Instructions to follow —
Can you set down, exactly as they appear below, the lines from the opening of the material through the one bearing "var titleText = 'breastfeeding';", minus the pictures?

# start of Data extract

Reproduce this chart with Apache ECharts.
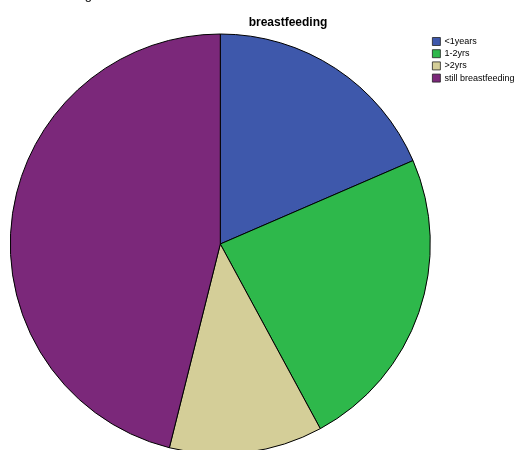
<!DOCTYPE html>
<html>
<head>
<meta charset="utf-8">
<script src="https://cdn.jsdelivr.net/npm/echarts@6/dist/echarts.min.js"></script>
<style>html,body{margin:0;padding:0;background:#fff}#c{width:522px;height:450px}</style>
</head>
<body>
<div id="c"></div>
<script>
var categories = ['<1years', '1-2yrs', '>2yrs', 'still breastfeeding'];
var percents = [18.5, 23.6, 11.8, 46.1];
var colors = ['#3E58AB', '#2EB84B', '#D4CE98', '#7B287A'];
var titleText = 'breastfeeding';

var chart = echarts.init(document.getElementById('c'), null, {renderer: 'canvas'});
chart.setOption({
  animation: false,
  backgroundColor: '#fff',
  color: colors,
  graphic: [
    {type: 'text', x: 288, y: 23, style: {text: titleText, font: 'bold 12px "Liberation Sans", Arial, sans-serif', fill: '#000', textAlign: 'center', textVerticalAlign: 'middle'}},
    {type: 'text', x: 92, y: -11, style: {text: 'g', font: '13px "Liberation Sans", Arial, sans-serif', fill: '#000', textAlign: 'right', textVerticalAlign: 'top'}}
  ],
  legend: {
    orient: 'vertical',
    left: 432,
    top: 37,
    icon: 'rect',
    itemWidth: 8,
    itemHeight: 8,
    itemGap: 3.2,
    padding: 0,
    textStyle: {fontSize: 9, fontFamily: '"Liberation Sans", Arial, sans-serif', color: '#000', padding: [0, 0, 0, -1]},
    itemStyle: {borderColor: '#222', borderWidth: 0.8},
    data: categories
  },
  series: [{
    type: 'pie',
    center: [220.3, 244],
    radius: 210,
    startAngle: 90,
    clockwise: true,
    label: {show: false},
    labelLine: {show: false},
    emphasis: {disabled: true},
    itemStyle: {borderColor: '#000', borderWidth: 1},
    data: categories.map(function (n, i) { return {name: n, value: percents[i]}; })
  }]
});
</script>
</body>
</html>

# end of Data extract

Solution to the exercise —
Reproduce this chart with Apache ECharts.
<!DOCTYPE html>
<html>
<head>
<meta charset="utf-8">
<script src="https://cdn.jsdelivr.net/npm/echarts@6/dist/echarts.min.js"></script>
<style>html,body{margin:0;padding:0;background:#fff}#c{width:522px;height:450px}</style>
</head>
<body>
<div id="c"></div>
<script>
var categories = ['<1years', '1-2yrs', '>2yrs', 'still breastfeeding'];
var percents = [18.5, 23.6, 11.8, 46.1];
var colors = ['#3E58AB', '#2EB84B', '#D4CE98', '#7B287A'];
var titleText = 'breastfeeding';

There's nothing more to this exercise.